Illinois Gov. Pat Quinn has also announced statewide petcoke regulations. The proposed rules, however, have to go through the formal rule-making process because the Illinois Pollution Control Board voted down the governor’s proposal for emergency petcoke regulations in late January.
Additionally, Madigan and State Rep. Barbara Flynn-Currie (D-Chicago) filed proposed state legislation last month requiring that petcoke and other refinery material be completely covered at facilities within 5,000 feet of neighborhoods and other “vulnerable populations.”
Under the proposed measure, petcoke and coal have be fully enclosed when moving to and from storage facilities on trucks, barges and other modes of transportation.
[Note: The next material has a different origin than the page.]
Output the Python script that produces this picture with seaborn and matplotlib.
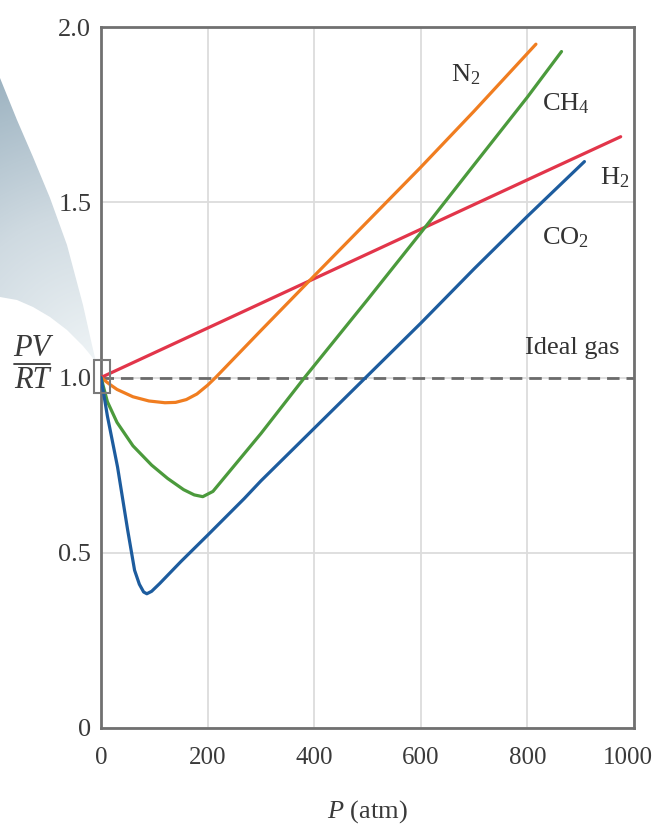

And the material would have to be loaded and unloaded inside.
“We don’t want trucks carrying the petcoke,” Bautista added. “I was behind a truck yesterday that was open. It was so full of soot that I couldn’t even make out the license plate, so I couldn’t even report it.”
The city council’s zoning committee is expected to discuss Emanuel’s recent petcoke ordinance at its March 24 meeting. Residents at Thurday’s petcoke town hall said they plan on testifying at the committee meeting.
Environmentalists and Southeast Side residents are also set to hold a “march for environmental justice” slated for April 26. The march includes a stop at Ald. Pope’s office to demand a city ordinance that would outright ban petcoke in Chicago. The group will also protest near the petcoke piles at KCBX’s terminal entrance by 108th Street and Burley Avenue.